The way I like to derive the series for $\ln(1+x)$ is this:

$\dfrac{1-x^{n+1}}{1-x} =\sum_{k=0}^n x^k $ so $\dfrac{1}{1-x} =\sum_{k=0}^n x^k+\dfrac{x^{n+1}}{1-x} $ so $\dfrac{1}{1+x} =\sum_{k=0}^n (-x)^k+\dfrac{(-x)^{n+1}}{1+x} $ or $\dfrac{1}{1+x} =\sum_{k=0}^n (-1)^kx^k+\dfrac{(-1)^{n+1}x^{n+1}}{1+x} $.

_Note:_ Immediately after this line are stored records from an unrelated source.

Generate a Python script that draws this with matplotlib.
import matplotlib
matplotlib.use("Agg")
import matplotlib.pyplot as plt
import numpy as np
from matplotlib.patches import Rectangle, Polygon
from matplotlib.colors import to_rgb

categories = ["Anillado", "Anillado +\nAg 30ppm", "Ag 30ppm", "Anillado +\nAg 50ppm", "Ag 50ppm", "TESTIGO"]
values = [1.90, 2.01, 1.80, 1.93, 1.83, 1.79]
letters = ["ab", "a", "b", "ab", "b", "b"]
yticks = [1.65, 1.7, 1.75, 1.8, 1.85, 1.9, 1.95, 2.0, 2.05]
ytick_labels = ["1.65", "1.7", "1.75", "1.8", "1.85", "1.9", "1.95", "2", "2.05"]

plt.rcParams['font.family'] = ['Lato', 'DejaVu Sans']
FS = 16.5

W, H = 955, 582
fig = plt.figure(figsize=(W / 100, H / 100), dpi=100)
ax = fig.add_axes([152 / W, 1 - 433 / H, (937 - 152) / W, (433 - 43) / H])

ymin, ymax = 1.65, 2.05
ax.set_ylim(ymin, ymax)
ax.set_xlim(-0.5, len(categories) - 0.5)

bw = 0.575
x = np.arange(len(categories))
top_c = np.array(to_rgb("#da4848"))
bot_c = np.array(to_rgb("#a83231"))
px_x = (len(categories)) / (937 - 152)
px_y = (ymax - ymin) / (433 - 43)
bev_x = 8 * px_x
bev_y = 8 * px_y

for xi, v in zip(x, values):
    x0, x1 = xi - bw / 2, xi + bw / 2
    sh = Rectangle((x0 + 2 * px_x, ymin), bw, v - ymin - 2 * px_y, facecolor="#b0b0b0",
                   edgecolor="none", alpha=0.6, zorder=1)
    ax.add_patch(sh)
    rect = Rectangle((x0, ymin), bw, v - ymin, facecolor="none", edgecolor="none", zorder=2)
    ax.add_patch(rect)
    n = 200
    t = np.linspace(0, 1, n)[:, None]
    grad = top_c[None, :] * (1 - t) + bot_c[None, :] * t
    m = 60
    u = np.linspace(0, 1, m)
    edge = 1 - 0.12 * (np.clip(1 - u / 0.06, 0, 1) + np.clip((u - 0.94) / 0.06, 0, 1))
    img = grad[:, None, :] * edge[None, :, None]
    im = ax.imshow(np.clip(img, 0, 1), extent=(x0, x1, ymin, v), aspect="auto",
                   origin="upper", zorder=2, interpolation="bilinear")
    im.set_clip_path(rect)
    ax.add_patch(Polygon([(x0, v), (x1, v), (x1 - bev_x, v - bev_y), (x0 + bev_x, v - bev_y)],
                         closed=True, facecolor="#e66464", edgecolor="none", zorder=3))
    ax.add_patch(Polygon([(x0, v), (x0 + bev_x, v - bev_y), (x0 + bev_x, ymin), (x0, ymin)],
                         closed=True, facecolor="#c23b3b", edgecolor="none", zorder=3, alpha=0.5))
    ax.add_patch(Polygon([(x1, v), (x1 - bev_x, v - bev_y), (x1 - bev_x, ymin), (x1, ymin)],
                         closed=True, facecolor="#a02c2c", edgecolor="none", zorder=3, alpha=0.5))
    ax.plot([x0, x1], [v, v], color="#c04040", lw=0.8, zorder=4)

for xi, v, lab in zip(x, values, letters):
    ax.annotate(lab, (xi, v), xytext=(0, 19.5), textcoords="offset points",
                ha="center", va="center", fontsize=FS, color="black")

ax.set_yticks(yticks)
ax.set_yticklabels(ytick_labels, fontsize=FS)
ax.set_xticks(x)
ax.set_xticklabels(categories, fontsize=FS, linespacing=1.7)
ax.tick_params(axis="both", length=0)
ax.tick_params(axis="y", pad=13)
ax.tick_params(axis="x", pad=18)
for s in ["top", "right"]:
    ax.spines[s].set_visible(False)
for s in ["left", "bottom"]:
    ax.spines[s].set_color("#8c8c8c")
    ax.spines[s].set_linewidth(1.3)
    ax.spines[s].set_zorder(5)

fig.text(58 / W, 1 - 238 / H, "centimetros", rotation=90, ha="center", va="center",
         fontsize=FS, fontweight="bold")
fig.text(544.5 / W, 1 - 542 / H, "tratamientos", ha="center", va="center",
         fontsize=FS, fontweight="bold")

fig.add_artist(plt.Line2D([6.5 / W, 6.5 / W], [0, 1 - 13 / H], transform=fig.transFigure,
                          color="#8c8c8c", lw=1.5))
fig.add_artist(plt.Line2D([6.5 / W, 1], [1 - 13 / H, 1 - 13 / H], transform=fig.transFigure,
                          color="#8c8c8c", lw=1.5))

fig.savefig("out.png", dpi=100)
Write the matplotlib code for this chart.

Integrating from $0$ to $t$,

$\begin{array}\\ \ln(1+t) &=\int_0^t\dfrac{dx}{1+x}\\ &=\sum_{k=0}^n (-1)^k\int_0^tx^kdx+(-1)^{n+1}\int_0^t\dfrac{x^{n+1}}{1+x}dx\\ &=\sum_{k=0}^n (-1)^k\dfrac{t^{k+1}}{k+1}+(-1)^{n+1}\int_0^t\dfrac{x^{n+1}}{1+x}dx\\ &=\sum_{k=1}^{n+1} (-1)^{k-1}\dfrac{t^{k}}{k}+(-1)^{n+1}\int_0^t\dfrac{x^{n+1}}{1+x}dx\\ \end{array} $

so, replacing $n+1$ by $n$,

$\begin{array}\\ \ln(1+t)-\sum_{k=1}^{n} (-1)^{k-1}\dfrac{t^{k}}{k} &=(-1)^{n}\int_0^t\dfrac{x^{n}}{1+x}dx\\ &=(-1)^{n}E_n(t)\\ \end{array} $

where $E_n(t) =\int_0^t\dfrac{x^{n}}{1+x}dx $.

If $t > 0$,

$\begin{array}\\ E_n(t) &=\int_0^t\dfrac{x^{n}}{1+x}dx\\ &<\int_0^tx^{n}dx\\ &=\dfrac{t^{n+1}}{n+1}\\ \text{and}\\ E_n(t) &=\int_0^t\dfrac{x^{n}}{1+x}dx\\ &>\int_0^t\dfrac{x^{n}}{1+t}dx\\ &=\dfrac{t^{n+1}}{(n+1)(1+t)}\\ \end{array} $

so, if $0 < t < 1$, $E_n(t) \to 0$ and the series converges.